▶ _THE REQUEST_: Skip all pictures. Write out the data below from its first line through the line that contains "200, 250, 300];".
++++ GIVEN DATA
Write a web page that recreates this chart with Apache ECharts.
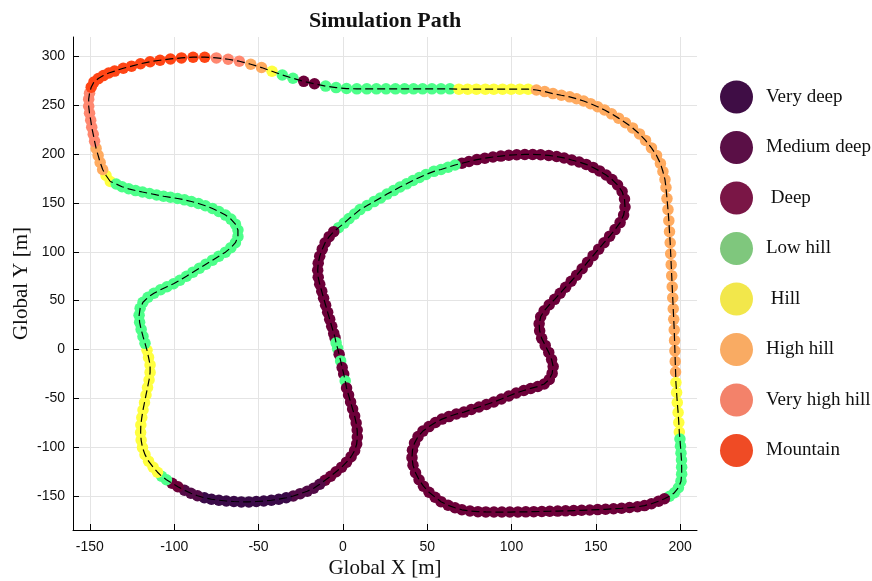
<!DOCTYPE html>
<html>
<head>
<meta charset="utf-8">
<script src="https://cdn.jsdelivr.net/npm/echarts@6/dist/echarts.min.js"></script>
<style>html,body{margin:0;padding:0;background:#fff}#c{width:872px;height:581px}</style>
</head>
<body>
<div id="c"></div>
<script>
const categories = ['Very deep', 'Medium deep', ' Deep', 'Low hill', ' Hill', 'High hill', 'Very high hill', 'Mountain'];
const plotColors = ['#3a0a48', '#520a46', '#6d0039', '#4dff8a', '#ffff40', '#ffab60', '#ff8870', '#ff4515'];
const legendColors = ['#3f0d45', '#5a0f46', '#7a1646', '#7fc77d', '#f2e74b', '#f9ab63', '#f3826a', '#ef4b25'];
const xTicks = [-150, -100, -50, 0, 50, 100, 150, 200];
const yTicks = [-150, -100, -50, 0, 50, 100, 150, 200, 250, 300];

// [x, y, category index] in driving order
const pathPoints = [
 [-137.9,172.0,4],[-140.4,178.1,4],
 [-142.4,184.3,5],[-143.9,191.5,5],[-145.1,198.7,5],[-146.3,205.9,5],
 [-147.2,213.1,6],[-148.0,220.3,6],[-148.9,227.5,6],[-149.5,234.7,6],[-150.2,241.9,6],[-150.7,249.1,6],[-150.7,256.3,6],[-150.2,262.4,6],
 [-149.2,268.6,7],[-147.6,273.8,7],[-145.0,277.4,7],[-142.0,280.5,7],[-138.8,283.1,7],[-135.3,285.1,7],
 [-130.2,288.0,7],[-125.3,290.1,7],[-120.0,292.6,7],[-114.3,294.7,7],[-108.4,296.2,7],[-102.2,297.5,7],[-95.7,298.6,7],[-88.8,299.3,7],[-81.9,299.3,7],
 [-75.0,298.6,6],[-68.0,297.2,6],[-61.4,295.2,6],
 [-54.6,292.1,5],[-48.2,288.7,5],
 [-42.0,284.9,4],
 [-35.9,281.1,3],[-29.6,277.7,3],
 [-23.2,274.6,2],[-16.8,272.1,2],
 [-10.2,269.7,3],[-4.0,268.2,3],[2.2,267.2,3],[8.3,266.9,3],[14.2,266.9,3],[19.9,266.9,3],[25.6,266.9,3],[31.2,266.9,3],[36.6,266.9,3],[41.9,266.9,3],[47.3,266.9,3],[52.8,266.9,3],[58.2,266.9,3],[63.5,266.9,3],
 [68.8,266.6,4],[74.0,266.6,4],[79.2,266.6,4],[84.5,266.6,4],[89.5,266.6,4],[94.7,266.6,4],[99.8,266.6,4],[104.9,266.6,4],[109.9,266.6,4],
 [114.8,265.7,5],[119.7,264.1,5],[124.6,262.0,5],[129.6,260.3,5],[134.5,258.7,5],[138.6,256.7,5],[142.8,254.4,5],[146.9,251.7,5],[151.1,248.6,5],[155.2,245.2,5],
 [159.3,241.3,5],[163.5,236.9,5],[167.6,232.2,5],[171.8,226.9,5],[175.9,220.7,5],[179.5,214.1,5],[183.0,206.4,5],[186.0,198.7,5],[188.3,190.5,5],[189.8,182.2,5],
 [191.0,174.0,5],[191.6,165.8,5],[192.2,154.5,5],[192.8,143.2,5],[193.3,131.9,5],[193.7,120.6,5],[194.1,109.3,5],[194.4,98.0,5],[194.7,86.8,5],[195.0,75.5,5],
 [195.3,64.2,5],[195.6,52.9,5],[195.9,41.6,5],[196.2,30.8,5],[196.5,20.0,5],[196.7,9.2,5],[196.9,-1.5,5],[197.1,-12.3,5],[197.3,-23.1,5],
 [197.5,-33.9,4],[197.9,-44.1,4],[198.3,-54.4,4],[198.8,-64.7,4],[199.2,-74.9,4],[199.5,-84.7,4],
 [199.9,-91.9,3],[200.2,-99.1,3],[200.5,-106.3,3],[200.8,-113.4,3],[200.9,-120.6,3],[200.9,-127.8,3],[200.5,-135.0,3],[199.0,-141.7,3],[196.6,-146.8,3],[193.7,-150.4,3],
 [190.7,-153.0,2],[187.2,-155.5,2],[183.0,-158.1,2],[178.9,-160.0,2],[174.7,-161.2,2],[170.0,-162.0,2],[165.3,-162.7,2],[160.5,-163.2,2],[155.8,-163.8,2],[151.1,-164.1,2],
 [146.4,-164.5,2],[141.6,-164.8,2],[136.9,-165.1,2],[132.1,-165.4,2],[127.4,-165.6,2],[122.7,-165.8,2],[118.0,-166.0,2],[113.2,-166.2,2],[108.5,-166.4,2],[103.8,-166.5,2],
 [99.0,-166.6,2],[94.3,-166.6,2],[89.6,-166.6,2],[84.8,-166.5,2],[80.1,-166.2,2],[75.4,-165.5,2],[70.6,-164.3,2],[66.5,-162.2,2],[62.4,-159.7,2],[58.2,-156.0,2],
 [54.7,-151.4,2],[51.1,-146.3,2],[47.8,-140.1,2],[45.2,-133.5,2],[43.1,-126.3,2],[41.6,-118.6,2],[41.0,-110.9,2],[41.3,-103.2,2],[42.5,-96.0,2],[44.6,-89.3,2],
 [47.5,-83.7,2],[51.1,-79.1,2],[54.9,-74.9,2],[58.8,-71.4,2],[62.9,-68.8,2],[67.3,-66.2,2],[71.8,-64.2,2],[76.2,-61.6,2],[80.7,-59.0,2],[85.1,-56.5,2],
 [89.5,-53.9,2],[94.0,-50.8,2],[98.4,-47.7,2],[102.8,-44.7,2],[107.3,-42.1,2],[111.4,-40.0,2],[115.6,-38.0,2],[119.4,-35.4,2],[122.4,-30.8,2],[124.1,-24.6,2],
 [124.7,-17.5,2],[123.8,-10.3,2],[122.1,-3.1,2],[120.0,4.1,2],[117.9,11.3,2],[116.7,19.0,2],[116.4,26.2,2],[117.3,33.4,2],[119.4,39.5,2],[122.4,45.7,2],
 [125.6,51.3,2],[128.9,57.5,2],[132.1,63.7,2],[135.4,69.8,2],[138.6,76.0,2],[141.9,82.6,2],[145.1,89.3,2],[148.4,96.0,2],[151.7,102.7,2],[154.9,109.3,2],
 [158.2,116.0,2],[161.4,122.7,2],[164.4,129.9,2],[166.5,137.6,2],[167.3,145.8,2],[167.0,154.0,2],[165.6,161.7,2],[162.9,168.4,2],[159.6,174.0,2],[156.1,178.6,2],
 [152.2,182.8,2],[148.4,186.4,2],[144.3,189.5,2],[140.1,192.0,2],[135.7,194.0,2],[131.2,196.1,2],[126.8,197.6,2],[122.1,198.7,2],[117.3,199.4,2],[112.6,199.7,2],
 [107.9,199.7,2],[103.1,199.4,2],[98.4,198.9,2],[93.7,198.0,2],[89.0,197.1,2],[84.2,195.8,2],[79.5,194.4,2],[74.8,192.5,2],[70.6,190.7,2],
 [66.5,188.9,3],[62.4,186.6,3],[58.2,184.3,3],[54.0,182.4,3],[49.3,179.2,3],[45.4,176.1,3],[41.6,173.0,3],[37.8,169.6,3],[33.9,166.3,3],[30.1,162.7,3],
 [26.2,159.1,3],[22.4,155.2,3],[18.5,151.4,3],[14.4,147.3,3],[10.2,143.2,3],[7.0,138.6,3],[3.7,134.0,3],[0.8,129.4,3],[-2.5,124.7,3],
 [-5.4,120.6,2],[-8.1,115.5,2],[-10.5,109.3,2],[-12.2,102.7,2],[-13.7,95.5,2],[-14.6,88.3,2],[-14.9,81.1,2],[-14.6,73.9,2],[-13.7,66.7,2],[-12.5,59.5,2],
 [-11.4,52.4,2],[-10.2,45.2,2],[-9.0,38.0,2],[-7.8,30.8,2],[-6.6,23.6,2],[-5.4,16.4,2],[-4.6,11.8,2],
 [-4.0,6.7,3],[-3.1,1.0,3],
 [-2.2,-5.1,2],
 [-1.3,-11.8,3],
 [-0.4,-18.5,2],[0.5,-25.2,2],
 [1.4,-32.3,3],
 [2.2,-39.5,2],[3.4,-46.7,2],[4.6,-53.9,2],[5.8,-61.1,2],[7.0,-68.3,2],[7.9,-75.5,2],[8.5,-82.6,2],[8.6,-89.8,2],[8.2,-97.0,2],[7.0,-103.7,2],
 [4.9,-109.9,2],[2.2,-115.5,2],[-0.7,-120.6,2],[-4.0,-125.3,2],[-7.2,-129.9,2],[-10.5,-134.0,2],
 [-13.7,-138.1,1],[-17.3,-142.2,1],[-21.1,-145.3,1],[-25.3,-147.8,1],[-29.4,-150.2,1],
 [-33.6,-152.0,0],[-38.0,-153.5,0],[-42.4,-154.5,0],[-46.9,-155.3,0],[-51.3,-155.8,0],[-55.7,-156.2,0],[-60.2,-156.2,0],[-64.6,-155.8,0],[-69.1,-155.3,0],[-73.5,-154.5,0],
 [-77.9,-153.5,0],[-82.1,-152.0,0],
 [-86.2,-149.9,1],[-90.1,-147.3,1],[-93.9,-144.3,1],
 [-97.8,-140.7,2],[-101.3,-137.1,2],
 [-104.6,-133.5,3],[-107.5,-129.9,3],
 [-109.9,-125.8,4],[-112.5,-120.6,4],[-115.2,-114.5,4],[-117.3,-107.8,4],[-118.8,-100.6,4],[-119.6,-92.9,4],[-119.9,-85.2,4],[-119.8,-77.5,4],[-119.2,-69.8,4],[-118.5,-62.1,4],
 [-117.6,-54.4,4],[-116.7,-46.7,4],[-115.8,-39.0,4],[-114.9,-31.3,4],[-114.3,-23.6,4],[-114.3,-15.9,4],[-115.2,-8.2,4],[-116.1,-1.0,4],
 [-117.3,6.2,3],[-118.5,13.3,3],[-119.6,20.5,3],[-120.5,27.7,3],[-120.8,34.9,3],[-120.2,42.1,3],[-118.5,48.3,3],[-115.5,53.4,3],[-112.0,57.5,3],[-108.1,61.1,3],
 [-104.3,64.2,3],[-100.4,67.2,3],[-96.6,70.8,3],[-92.7,74.9,3],[-88.9,79.1,3],[-85.0,83.2,3],[-81.2,87.3,3],[-77.3,91.4,3],[-73.5,95.5,3],[-69.6,99.6,3],
 [-66.4,104.2,3],[-63.7,109.3,3],[-62.2,115.5,3],[-62.2,122.2,3],[-63.7,128.3,3],[-66.4,133.5,3],[-69.6,137.6,3],[-73.5,141.2,3],[-77.3,144.3,3],[-81.5,147.1,3],
 [-85.6,149.4,3],[-89.8,151.5,3],[-93.9,153.2,3],[-98.0,154.6,3],[-102.2,155.8,3],[-106.3,156.9,3],[-110.4,158.2,3],[-114.6,159.7,3],[-118.8,161.2,3],[-122.9,162.7,3],
 [-127.0,164.5,3],[-130.9,166.6,3],[-134.4,169.4,3]
];

const serif = 'Liberation Serif';
const sans = 'Liberation Sans';

const scatterData = pathPoints.map(p => ({ value: [p[0], p[1]], itemStyle: { color: plotColors[p[2]] } }));
const lineData = pathPoints.map(p => [p[0], p[1]]);
lineData.push([pathPoints[0][0], pathPoints[0][1]]);

const legendSeries = categories.map((c, i) => ({
  type: 'scatter', name: c, data: [], itemStyle: { color: legendColors[i], opacity: 1 }
}));

const chart = echarts.init(document.getElementById('c'), null, { renderer: 'canvas' });
chart.setOption({
  animation: false,
  backgroundColor: '#ffffff',
  title: {
    text: 'Simulation Path', left: 309, top: 10, padding: 0,
    textStyle: { fontFamily: serif, fontWeight: 'bold', fontSize: 22, color: '#111' }
  },
  legend: {
    orient: 'vertical', left: 720, top: 80.5, padding: 0,
    itemWidth: 33, itemHeight: 33, itemGap: 17.5, icon: 'circle',
    data: categories,
    itemStyle: { opacity: 1 },
    textStyle: { fontFamily: serif, fontSize: 19, color: '#111', padding: [0, 0, 0, 8] }
  },
  grid: { left: 73, right: 175, top: 37, bottom: 51, containLabel: false, outerBoundsMode: 'none' },
  xAxis: {
    type: 'value', min: -160, max: 210,
    name: 'Global X [m]', nameLocation: 'middle', nameGap: 28, nameMoveOverlap: false,
    nameTextStyle: { fontFamily: serif, fontSize: 21, color: '#111' },
    axisLine: { onZero: false, lineStyle: { color: '#000', width: 1 } },
    axisTick: { show: true, inside: true, length: 6, customValues: xTicks, lineStyle: { color: '#000' } },
    axisLabel: { customValues: xTicks, margin: 10, fontFamily: sans, fontSize: 14, color: '#111' },
    splitLine: { show: true, lineStyle: { color: '#e4e4e4', width: 1 } }
  },
  yAxis: {
    type: 'value', min: -185, max: 320,
    name: 'Global Y [m]', nameLocation: 'middle', nameGap: 41, nameRotate: 90, nameMoveOverlap: false,
    nameTextStyle: { fontFamily: serif, fontSize: 21, color: '#111' },
    axisLine: { show: true, onZero: false, lineStyle: { color: '#000', width: 1 } },
    axisTick: { show: true, inside: true, length: 6, customValues: yTicks, lineStyle: { color: '#000' } },
    axisLabel: { customValues: yTicks, margin: 8, fontFamily: sans, fontSize: 14, color: '#111' },
    splitLine: { show: true, lineStyle: { color: '#e4e4e4', width: 1 } }
  },
  series: [
    {
      type: 'scatter', name: 'path points', data: scatterData,
      symbol: 'circle', symbolSize: 11.5, z: 2,
      itemStyle: { opacity: 1 }, emphasis: { disabled: true }
    },
    {
      type: 'line', name: 'path', data: lineData, showSymbol: false, z: 3,
      lineStyle: { color: '#000', width: 1.2, type: [8, 4] }, emphasis: { disabled: true }
    }
  ].concat(legendSeries)
});
</script>
</body>
</html>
++++++++
▶ _FULL OUTPUT_:
Write a web page that recreates this chart with Apache ECharts.
<!DOCTYPE html>
<html>
<head>
<meta charset="utf-8">
<script src="https://cdn.jsdelivr.net/npm/echarts@6/dist/echarts.min.js"></script>
<style>html,body{margin:0;padding:0;background:#fff}#c{width:872px;height:581px}</style>
</head>
<body>
<div id="c"></div>
<script>
const categories = ['Very deep', 'Medium deep', ' Deep', 'Low hill', ' Hill', 'High hill', 'Very high hill', 'Mountain'];
const plotColors = ['#3a0a48', '#520a46', '#6d0039', '#4dff8a', '#ffff40', '#ffab60', '#ff8870', '#ff4515'];
const legendColors = ['#3f0d45', '#5a0f46', '#7a1646', '#7fc77d', '#f2e74b', '#f9ab63', '#f3826a', '#ef4b25'];
const xTicks = [-150, -100, -50, 0, 50, 100, 150, 200];
const yTicks = [-150, -100, -50, 0, 50, 100, 150, 200, 250, 300];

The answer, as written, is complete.